The successive organizations responsible for carrying out the operation originally referred to as the "India-China Ferry" were: the ''Assam-Burma-China Command'' (April–July 1942) and the ''India-China Ferry Command'' (July–December 1942) of the Tenth Air Force; and the Air Transport Command's ''India-China Wing'' (December 1942-June 1944) and ''India-China Division'' (July 1944-November 1945).
The airlift began in April 1942, after the Japanese blocked the Burma Road, and continued daily to August 1945, when the effort began to scale down. It procured most of its officers, men, and equipment from the AAF, augmented by British, British-Indian Army, Commonwealth forces, Burmese labor gangs and an air transport section of the Chinese National Aviation Corporation (CNAC). Final operations were flown in November 1945 to return personnel from China.
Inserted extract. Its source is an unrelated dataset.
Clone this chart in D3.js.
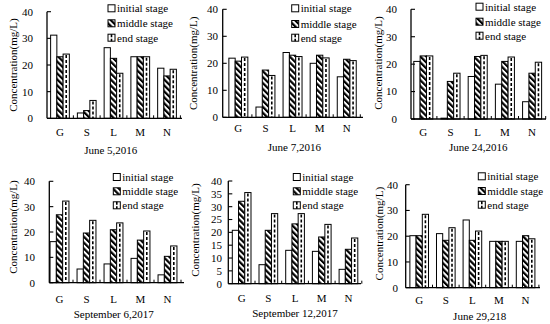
<!DOCTYPE html>
<html>
<head>
<meta charset="utf-8">
<script src="https://cdn.jsdelivr.net/npm/d3@7"></script>
<style>
  body { margin: 0; background: #fff; }
  svg text { font-family: 'Liberation Serif', 'DejaVu Serif', serif; }
</style>
</head>
<body>
<svg id="chart" width="550" height="324"></svg>
<script>
const categories = ['G', 'S', 'L', 'M', 'N'];
const seriesNames = ['initial stage', 'middle stage', 'end stage'];
const dates = ['June 5,2016', 'June 7,2016', 'June 24,2016', 'September 6,2017', 'September 12,2017', 'June 29,218'];

const initialStage = [
  [31.2, 2, 26.5, 23.1, 18.8],
  [21.9, 3.8, 24, 20, 15],
  [21, 0.3, 15.5, 12.7, 6.3],
  [16.2, 5.4, 7.4, 9.6, 3.1],
  [20.8, 7.4, 13, 12.6, 5.6],
  [20.2, 21, 26.3, 18, 18]
];
const middleStage = [
  [23.1, 2.9, 22.5, 23.1, 15.9],
  [20.8, 17.5, 23, 23, 21.5],
  [23, 13.7, 22.8, 21, 16.7],
  [26.8, 19.6, 20.9, 16.8, 10.4],
  [32.1, 20.8, 23.3, 18.2, 13.4],
  [20.2, 18.4, 18.4, 18, 20.2]
];
const endStage = [
  [24.1, 6.7, 16.9, 23.1, 18.4],
  [22.3, 15.5, 22.5, 22, 21],
  [23, 16.7, 23.2, 22.6, 20.7],
  [32.2, 24.6, 23.6, 20.4, 14.5],
  [35.5, 27.3, 27.3, 23.1, 17.8],
  [28.5, 23.3, 22, 18, 19]
];
const tickSteps = [10, 10, 10, 10, 5, 10];
const yMax = 40;

// panel geometry (pixels in the 550x324 frame)
const panels = [
  { ax: 47,    axEnd: 182, b0: 46.6,  b1: 180.4, yTop: 11.7,  yBot: 118.3, tickX: 33,  labX: 13.3, labY: 65,    catY: 131.7, titleX: 110.8, titleY: 150,   legX: 108,   legY: [8.3, 23.3, 37.7] },
  { ax: 222.7, axEnd: 363, b0: 224.8, b1: 360.3, yTop: 9.3,   yBot: 117.3, tickX: 218, labX: 193.3, labY: 63.3, catY: 128.5, titleX: 294.4, titleY: 146.7, legX: 291.7, legY: [8.3, 24, 37.7] },
  { ax: 411,   axEnd: 546, b0: 409.7, b1: 545.7, yTop: 9.3,   yBot: 119,   tickX: 397, labX: 378,  labY: 63,    catY: 131.7, titleX: 478.3, titleY: 146.7, legX: 476,   legY: [6.7, 21.7, 35.7] },
  { ax: 49.3,  axEnd: 184, b0: 46,    b1: 181,   yTop: 181.3, yBot: 282.7, tickX: 35,  labX: 13.3, labY: 227,   catY: 298.7, titleX: 113.7, titleY: 313.7, legX: 113.3, legY: [177, 191.3, 205.3] },
  { ax: 228.3, axEnd: 361, b0: 228.3, b1: 361.8, yTop: 181,   yBot: 283.7, tickX: 222, labX: 195,  labY: 230,   catY: 298,   titleX: 295,   titleY: 312.7, legX: 293.3, legY: [177, 191.3, 205.3] },
  { ax: 405.7, axEnd: 540, b0: 405.9, b1: 538.9, yTop: 184.7, yBot: 287.7, tickX: 398, labX: 379,  labY: 233.7, catY: 300.3, titleX: 479.7, titleY: 316.3, legX: 478.3, legY: [176.3, 191, 204.7] }
];

const svg = d3.select('#chart');
const defs = svg.append('defs');
const serif = "'Liberation Serif', 'DejaVu Serif', serif";

// diagonal "\" stripes for the middle stage
const diag = defs.append('pattern')
  .attr('id', 'diag')
  .attr('patternUnits', 'userSpaceOnUse')
  .attr('width', 4.2)
  .attr('height', 4.2)
  .attr('patternTransform', 'rotate(-45)');
diag.append('rect').attr('width', 4.2).attr('height', 4.2).attr('fill', '#fff');
diag.append('rect').attr('width', 2.2).attr('height', 4.2).attr('fill', '#000');

const fontSize = 11;

panels.forEach((p, pi) => {
  const g = svg.append('g').attr('font-family', serif);
  const y = d3.scaleLinear().domain([0, yMax]).range([p.yBot, p.yTop]);
  const x = d3.scaleBand().domain(categories).range([p.b0, p.b1])
    .paddingInner(0.3).paddingOuter(0.15);
  const bw = x.bandwidth() / 3;
  const series = [initialStage[pi], middleStage[pi], endStage[pi]];

  // bars
  series.forEach((vals, si) => {
    const bars = g.selectAll('.bar' + si)
      .data(categories.map((c, i) => ({ c, v: vals[i] })))
      .join('g');
    bars.append('rect')
      .attr('x', d => x(d.c) + si * bw)
      .attr('y', d => y(d.v))
      .attr('width', bw)
      .attr('height', d => y(0) - y(d.v))
      .attr('fill', si === 1 ? 'url(#diag)' : '#fff')
      .attr('stroke', '#000')
      .attr('stroke-width', 1);
    if (si === 2) {
      bars.append('line')
        .attr('x1', d => x(d.c) + si * bw + bw / 2)
        .attr('x2', d => x(d.c) + si * bw + bw / 2)
        .attr('y1', d => y(d.v) + 1)
        .attr('y2', y(0))
        .attr('stroke', '#000')
        .attr('stroke-width', 1.6)
        .attr('stroke-dasharray', '3,2');
    }
  });

  // y axis
  const ticks = d3.range(0, yMax + 0.001, tickSteps[pi]);
  g.append('line')
    .attr('x1', p.ax).attr('x2', p.ax)
    .attr('y1', y(yMax)).attr('y2', y(0))
    .attr('stroke', '#000').attr('stroke-width', 1.3);
  g.selectAll('.ytick').data(ticks).join('line')
    .attr('x1', p.ax).attr('x2', p.ax + 4)
    .attr('y1', d => y(d)).attr('y2', d => y(d))
    .attr('stroke', '#000').attr('stroke-width', 1.1);
  g.selectAll('.ylab').data(ticks).join('text')
    .attr('x', p.tickX).attr('y', d => y(d))
    .attr('dy', '0.35em')
    .attr('text-anchor', 'end')
    .attr('font-family', serif)
    .attr('font-size', fontSize)
    .text(d => d);

  // x axis
  g.append('line')
    .attr('x1', p.ax).attr('x2', p.axEnd)
    .attr('y1', y(0)).attr('y2', y(0))
    .attr('stroke', '#000').attr('stroke-width', 1.3);
  const step = x.step();
  g.selectAll('.xtick').data(d3.range(1, categories.length + 1)).join('line')
    .attr('x1', i => p.b0 + i * step).attr('x2', i => p.b0 + i * step)
    .attr('y1', y(0)).attr('y2', y(0) - 3)
    .attr('stroke', '#000').attr('stroke-width', 1);
  g.selectAll('.xlab').data(categories).join('text')
    .attr('x', d => x(d) + x.bandwidth() / 2)
    .attr('y', p.catY)
    .attr('dy', '0.35em')
    .attr('text-anchor', 'middle')
    .attr('font-family', serif)
    .attr('font-size', fontSize)
    .text(d => d);

  // y axis title
  g.append('text')
    .attr('transform', `translate(${p.labX},${p.labY}) rotate(-90)`)
    .attr('dy', '0.35em')
    .attr('text-anchor', 'middle')
    .attr('font-family', serif)
    .attr('font-size', fontSize)
    .text('Concentration(mg/L)');

  // panel title
  g.append('text')
    .attr('x', p.titleX).attr('y', p.titleY)
    .attr('dy', '0.35em')
    .attr('text-anchor', 'middle')
    .attr('font-family', serif)
    .attr('font-size', fontSize)
    .text(dates[pi]);

  // legend
  seriesNames.forEach((name, si) => {
    const ly = p.legY[si];
    g.append('rect')
      .attr('x', p.legX).attr('y', ly - 3.5)
      .attr('width', 7).attr('height', 7)
      .attr('fill', si === 1 ? 'url(#diag)' : '#fff')
      .attr('stroke', '#000').attr('stroke-width', 1);
    if (si === 2) {
      g.append('line')
        .attr('x1', p.legX + 3.5).attr('x2', p.legX + 3.5)
        .attr('y1', ly - 3.5).attr('y2', ly + 3.5)
        .attr('stroke', '#000').attr('stroke-width', 1.6)
        .attr('stroke-dasharray', '3,1.5');
    }
    g.append('text')
      .attr('x', p.legX + 9).attr('y', ly)
      .attr('dy', '0.35em')
      .attr('font-family', serif)
      .attr('font-size', fontSize)
      .text(name);
  });
});
</script>
</body>
</html>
The India-China airlift delivered approximately 650,000 tons of materiel to China at great cost in men and aircraft during its 42-month history. For its efforts and sacrifices, the India-China Wing of the ATC was awarded the Presidential Unit Citation on 29 January 1944 at the personal direction of President Franklin D. Roosevelt, the first such award made to a non-combat organization.
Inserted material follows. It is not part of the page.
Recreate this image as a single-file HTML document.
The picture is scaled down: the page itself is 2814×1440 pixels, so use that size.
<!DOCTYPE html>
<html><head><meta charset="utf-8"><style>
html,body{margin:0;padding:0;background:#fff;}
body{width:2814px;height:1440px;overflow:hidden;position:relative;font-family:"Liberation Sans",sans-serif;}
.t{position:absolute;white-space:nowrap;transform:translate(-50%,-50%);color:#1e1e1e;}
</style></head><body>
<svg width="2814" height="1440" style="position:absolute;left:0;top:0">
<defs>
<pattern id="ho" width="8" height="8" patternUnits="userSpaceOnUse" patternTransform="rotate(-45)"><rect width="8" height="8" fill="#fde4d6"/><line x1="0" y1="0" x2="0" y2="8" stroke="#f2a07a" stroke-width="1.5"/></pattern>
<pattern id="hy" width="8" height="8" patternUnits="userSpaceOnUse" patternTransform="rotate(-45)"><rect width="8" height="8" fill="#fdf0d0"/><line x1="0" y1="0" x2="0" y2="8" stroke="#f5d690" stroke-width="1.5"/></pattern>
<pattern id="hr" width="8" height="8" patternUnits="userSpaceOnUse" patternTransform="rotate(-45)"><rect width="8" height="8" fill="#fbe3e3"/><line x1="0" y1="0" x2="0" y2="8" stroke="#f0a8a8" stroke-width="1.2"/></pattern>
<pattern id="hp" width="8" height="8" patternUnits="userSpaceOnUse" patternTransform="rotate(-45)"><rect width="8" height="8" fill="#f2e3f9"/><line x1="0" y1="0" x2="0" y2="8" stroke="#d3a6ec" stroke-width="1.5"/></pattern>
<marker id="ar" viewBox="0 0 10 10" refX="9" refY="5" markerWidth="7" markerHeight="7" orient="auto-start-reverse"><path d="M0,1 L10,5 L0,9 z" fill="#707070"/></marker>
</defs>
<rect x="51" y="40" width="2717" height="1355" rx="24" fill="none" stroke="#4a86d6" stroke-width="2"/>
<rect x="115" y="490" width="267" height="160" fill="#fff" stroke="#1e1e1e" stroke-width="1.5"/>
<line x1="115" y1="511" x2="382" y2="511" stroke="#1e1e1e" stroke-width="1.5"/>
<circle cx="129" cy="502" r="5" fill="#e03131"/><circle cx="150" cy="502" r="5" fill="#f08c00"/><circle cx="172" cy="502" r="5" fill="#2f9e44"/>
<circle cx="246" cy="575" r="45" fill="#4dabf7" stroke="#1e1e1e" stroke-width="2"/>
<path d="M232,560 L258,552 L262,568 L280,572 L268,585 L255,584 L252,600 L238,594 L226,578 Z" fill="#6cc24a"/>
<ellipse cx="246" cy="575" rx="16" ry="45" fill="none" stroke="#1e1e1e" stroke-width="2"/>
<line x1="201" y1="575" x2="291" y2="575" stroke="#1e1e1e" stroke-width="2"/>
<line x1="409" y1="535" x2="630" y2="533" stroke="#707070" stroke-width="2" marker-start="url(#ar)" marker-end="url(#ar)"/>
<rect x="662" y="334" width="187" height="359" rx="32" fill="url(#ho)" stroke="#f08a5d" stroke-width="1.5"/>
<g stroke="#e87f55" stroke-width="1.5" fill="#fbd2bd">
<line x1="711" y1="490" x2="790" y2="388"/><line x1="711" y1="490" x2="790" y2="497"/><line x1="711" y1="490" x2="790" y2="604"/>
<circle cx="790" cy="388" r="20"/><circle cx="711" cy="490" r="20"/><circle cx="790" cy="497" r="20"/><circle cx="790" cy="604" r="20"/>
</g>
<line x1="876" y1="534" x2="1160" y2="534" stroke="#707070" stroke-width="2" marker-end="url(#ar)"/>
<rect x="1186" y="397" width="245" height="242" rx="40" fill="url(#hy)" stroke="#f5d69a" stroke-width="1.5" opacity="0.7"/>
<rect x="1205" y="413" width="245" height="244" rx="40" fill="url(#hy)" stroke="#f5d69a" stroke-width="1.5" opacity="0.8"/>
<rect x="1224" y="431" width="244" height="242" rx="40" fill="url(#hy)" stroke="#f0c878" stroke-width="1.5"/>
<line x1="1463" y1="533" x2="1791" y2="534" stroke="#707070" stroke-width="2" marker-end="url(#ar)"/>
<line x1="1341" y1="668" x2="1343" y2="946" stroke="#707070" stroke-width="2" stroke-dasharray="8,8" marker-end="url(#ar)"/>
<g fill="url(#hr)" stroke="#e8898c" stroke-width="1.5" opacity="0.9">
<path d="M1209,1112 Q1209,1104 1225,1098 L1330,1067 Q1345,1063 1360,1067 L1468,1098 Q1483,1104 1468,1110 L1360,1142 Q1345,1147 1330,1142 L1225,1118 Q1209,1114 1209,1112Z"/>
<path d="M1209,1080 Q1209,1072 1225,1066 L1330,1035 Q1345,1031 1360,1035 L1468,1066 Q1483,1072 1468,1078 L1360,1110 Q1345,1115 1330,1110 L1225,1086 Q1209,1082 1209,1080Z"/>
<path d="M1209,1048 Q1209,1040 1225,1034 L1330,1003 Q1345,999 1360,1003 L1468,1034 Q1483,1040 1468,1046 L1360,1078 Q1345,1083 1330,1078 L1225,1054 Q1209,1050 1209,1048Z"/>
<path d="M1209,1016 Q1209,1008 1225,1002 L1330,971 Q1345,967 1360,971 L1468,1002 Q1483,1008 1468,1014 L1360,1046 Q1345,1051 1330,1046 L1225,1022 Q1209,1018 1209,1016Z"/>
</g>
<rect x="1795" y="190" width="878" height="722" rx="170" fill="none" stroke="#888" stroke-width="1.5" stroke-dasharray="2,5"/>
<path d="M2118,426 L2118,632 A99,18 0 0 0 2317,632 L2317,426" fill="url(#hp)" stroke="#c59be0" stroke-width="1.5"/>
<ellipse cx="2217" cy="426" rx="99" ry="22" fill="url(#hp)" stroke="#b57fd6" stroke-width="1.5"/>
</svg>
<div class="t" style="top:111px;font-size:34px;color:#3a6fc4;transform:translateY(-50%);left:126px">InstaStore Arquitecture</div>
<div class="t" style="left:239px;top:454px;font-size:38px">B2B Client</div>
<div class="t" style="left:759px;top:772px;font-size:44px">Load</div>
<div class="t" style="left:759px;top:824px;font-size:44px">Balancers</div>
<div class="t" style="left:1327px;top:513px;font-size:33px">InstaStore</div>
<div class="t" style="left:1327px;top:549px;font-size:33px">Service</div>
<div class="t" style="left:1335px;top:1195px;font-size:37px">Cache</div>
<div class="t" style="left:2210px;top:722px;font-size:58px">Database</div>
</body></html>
==Background: the China supply dilemma==
The Second Sino-Japanese War and Japanese operations in Indochina closed all sea and rail access routes for supplying China with materiel except through Turkestan in the Soviet Union. That access ended following the signing of the Soviet–Japanese Neutrality Pact in April 1941, and the Burma Road became the only land route.〔 The rapid success of Japanese military operations in Southeast Asia threatened this lifeline and China's continued participation in the war, which was tying down more than a million Japanese troops who might otherwise oppose future Allied operations in the Pacific, prompting discussion of an air cargo service route from India as early as January 1942. Chiang's foreign minister, T.V. Soong, estimated that 12,000 tons of materiel could be delivered monthly by air from India if 100 C-47 Skytrain-type transports were committed to an airlift.
On 25 February 1942, President Roosevelt wrote General George C. Marshall that "it is of the utmost urgency that the pathway to China be kept open", and committed ten C-53 Skytrooper transports for lend-lease delivery to CNAC to build its capability to 25 aircraft. When the Tenth Air Force opened its headquarters in New Delhi in March 1942, it was assigned the responsibility of developing an "India-China Ferry" using both U.S. and Chinese aircraft. Although never given command authority over aircraft or personnel, the officer responsible for the India-China Ferry was Tenth Air Force chief of staff Brig. Gen. Earl L. Naiden, who held that responsibility until mid-August.
From its onset, the air route was predicated on creating two branches, unofficially deemed "commands": a "Trans-India Command" from India's western ports to Calcutta, where cargo would be transshipped by rail to Assam; and the "Assam-Burma-China Command", a route from bases in Assam to southern China. The original scheme envisioned the Allies holding northern Burma and using Myitkyina as an offloading terminal to send supplies by barge downriver to Bhamo and transfer to the Burma Road. However, on 8 May 1942 the Japanese seized Myitkyina and this, coupled with the loss of Rangoon, effectively cut Allied access to the Burma Road. To maintain the uninterrupted supply to China, U.S. and other allied leaders agreed to organize a continual aerial resupply effort directly between Assam and Kunming.